Hallyday n’a jamais était un figurant: il a habité avec sincérité les scènes et coeurs des français. Le premier chanteur populaire, soit un homme qui rassemble. Un hommage où les Harley Davidson font trembler le parvis de la Madelaine : une première. Le comble de la grandeur Johnny Hallyday tient dans cette simplicité ostentatoire.

Johnny Hallyday entourée par ses fan en 1962 . Il revient de sa tournée Américaine. Les admirateurs sont deja à Orly

La simplicité; un trait partagé avec Jean D’Ormesson. Les prix littéraires, l’Académie française, et les titres n’aurons jamais réduit cet homme aux prétentions souveraines d’un archétype de l’intellectuel. D’Ormesson sera un écrivain dont l’admiration public ne se limitera pas aux écrits -par avance éternels. Sa personnalité bon enfant, son nom gravé sur le bras de Julien Doré et ses baignades rempliront les souvenirs.La joie de vivre. Sa crève dans tous les témoignages. Son âge aurait pu faire de sa mort une évidence : il n’en est rien.

 ils commençaient par parler de René Char mais ils terminaient debout sur la table, à se dandiner-Sophie Fontanel, L’ Obs

Jean D’ormesson  » à la droite de dieu il y ‘aura un athé »

Comme quoi le nombre d’années ne veut rien dire. Éternellement jeune : à 20 ans colette ferme ses portes. Les magasins font faillite, le temps effrite les concepts branchés galvaudés : colette s’en va avec le privilège de la constante innovation. Sarah et Colettte n’auront pas laissé la chance aux critiques de les estampiller over. Une élégance, qui résume tout ce qu’était colette: avant-gardiste. Une fermeture qui ne répond pas des raisons habituelles: une magie qui dote ces murs de toute l’aura humaine d’une star.

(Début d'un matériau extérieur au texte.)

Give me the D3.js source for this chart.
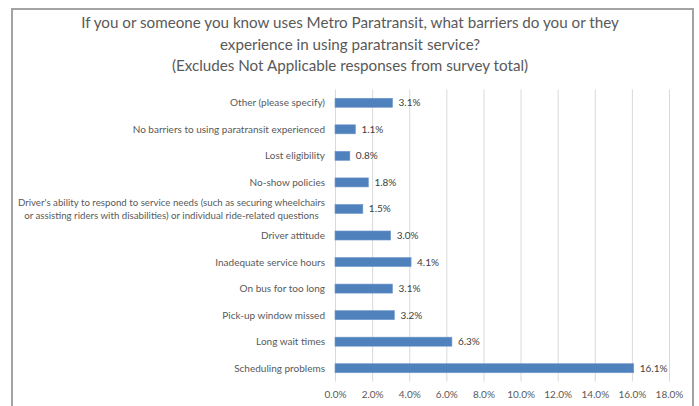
<!DOCTYPE html>
<html><head><meta charset="utf-8">
<script src="https://cdn.jsdelivr.net/npm/d3@7"></script>
<style>body{margin:0;background:#fff}svg{display:block}</style>
</head><body>
<svg id="c" width="699" height="406"></svg>
<script>
const categories = [
  "Other (please specify)",
  "No barriers to using paratransit experienced",
  "Lost eligibility",
  "No-show policies",
  "Driver's ability to respond to service needs (such as securing wheelchairs|or assisting riders with disabilities) or individual ride-related questions",
  "Driver attitude",
  "Inadequate service hours",
  "On bus for too long",
  "Pick-up window missed",
  "Long wait times",
  "Scheduling problems"
];
const values = [3.1, 1.1, 0.8, 1.8, 1.5, 3.0, 4.1, 3.1, 3.2, 6.3, 16.1];
const tickValues = [0, 2, 4, 6, 8, 10, 12, 14, 16, 18];
const titleLines = [
  "If you or someone you know uses Metro Paratransit, what barriers do you or they",
  "experience in using paratransit service?",
  "(Excludes Not Applicable responses from survey total)"
];

const svg = d3.select("#c");
const font = "Lato, 'Open Sans', sans-serif";
// border
svg.append("rect").attr("x", 12).attr("y", 9).attr("width", 681).attr("height", 420)
  .attr("fill", "none").attr("stroke", "#a3a3a6").attr("stroke-width", 2);

// title
svg.append("g").selectAll("text").data(titleLines).join("text")
  .attr("x", 350).attr("y", (d, i) => 28 + i * 21.5)
  .attr("text-anchor", "middle").attr("font-family", font).attr("font-size", 15.2)
  .attr("fill", "#595959").text(d => d);

const x = d3.scaleLinear().domain([0, 18]).range([335, 669]);
const y = d3.scaleBand().domain(categories).range([89.5, 381.5]).paddingInner(0.66).paddingOuter(0.33);

// gridlines
svg.append("g").selectAll("line").data(tickValues).join("line")
  .attr("x1", d => x(d) + 0.5).attr("x2", d => x(d) + 0.5)
  .attr("y1", 89.5).attr("y2", 381.5)
  .attr("stroke", "#d9d9d9").attr("stroke-width", 1);

// x axis labels
const xAxis = d3.axisBottom(x).tickValues(tickValues).tickSize(0).tickPadding(0)
  .tickFormat(d => d.toFixed(1) + "%");
const gx = svg.append("g").attr("transform", "translate(0,391)").call(xAxis);
gx.select(".domain").remove();
gx.selectAll("text").attr("font-family", font).attr("font-size", 10).attr("fill", "#595959");

// bars
svg.append("g").selectAll("rect").data(values).join("rect")
  .attr("x", x(0)).attr("y", (d, i) => y(categories[i]))
  .attr("width", d => x(d) - x(0)).attr("height", y.bandwidth())
  .attr("fill", "#4f81bd").attr("stroke", "#6f98cc").attr("stroke-width", 0.6);

// value labels
svg.append("g").selectAll("text").data(values).join("text")
  .attr("x", d => x(d) + 6).attr("y", (d, i) => y(categories[i]) + y.bandwidth() / 2)
  .attr("dy", "0.35em").attr("font-family", font).attr("font-size", 10).attr("fill", "#404040")
  .text(d => d.toFixed(1) + "%");

// category labels
const labelRight = 325;
categories.forEach((c, i) => {
  const lines = c.split("|");
  const cy = y(c) + y.bandwidth() / 2;
  const g = svg.append("g");
  const texts = lines.map((l, j) => g.append("text")
    .attr("y", cy + (j - (lines.length - 1) / 2) * 13)
    .attr("dy", "0.35em").attr("font-family", font).attr("font-size", lines.length > 1 ? 9.7 : 10)
    .attr("fill", "#595959").text(l));
  if (lines.length === 1) {
    texts[0].attr("x", labelRight).attr("text-anchor", "end");
  } else {
    const w = d3.max(texts, t => t.node().getComputedTextLength());
    texts.forEach(t => t.attr("x", labelRight - w / 2).attr("text-anchor", "middle"));
  }
});
</script>
</body></html>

La fin en 2018 c’est la vie

 

Simplicité, élégance; mais aussi cette capacité à demeurer nouveau. Trois bleus, qui malgré les années sont jeunes à jamais. C’est ce choix de souvenir qui est fait par le public. Fini la fin tragique à 28 ans. Les vie des idoles ne se consomme plus par tout les bouts.

La couverture médiatique de la mort confronte à un marché de l’émotion mais également aux questionnements sur les évolutions sociologiques. Soit les perceptions de la mort, la gloire et l’éternité dans nos sociétés.

« Nous étions prêt,si nous l’avions connue, à l’aimer et à l’adorer »-Edgar Morin à propos de Marilyn.

Un retour à l’amour, comme à l’époque des stars des années 50. L’ immortalité console: que ce soit des écrivains, des chanteurs de variété ou des magasins haute gammes. Les stars continuent…

Réinventer la mort

Avant, la mort de la star emportait avec elle les mystères de la vie privée. Le temps de la médiatisation post-mortem, venait pallier les interrogations sur la personne hors de ses rôles. Remonter le fil de la carrière, mais également remonter le fil des mariages et aventures était chose commune.

Portée par le système des tabloïds, la star a offert sa vie privée à son public. Une vie tout aussi scénarisée qu’un film. Mais chut ce leurre fonctionne. Le public se sens plus proche : enfin c’est ce qu’on croit. Sur les réseaux sociaux, la performance de la proximité se renforce. Une fois la star disparue la vie privée n’est plus une ellipse. En  tout cas plus de la même façon. La société de la transparence et de l’authenticité fait tomber les récits de complots, le goût des scoops et révélations. Il reste à célébrer avec amour les personnages qui formaient la star que l’on admirait.

L’éternité en 2018 c’est ce bleu : ce bleu qui farde le visage de Belmondo , lorsqu’il regarde la mer qui se mêle au ciel à la fin de Pierrot le fou. Un poème de Rimbaud.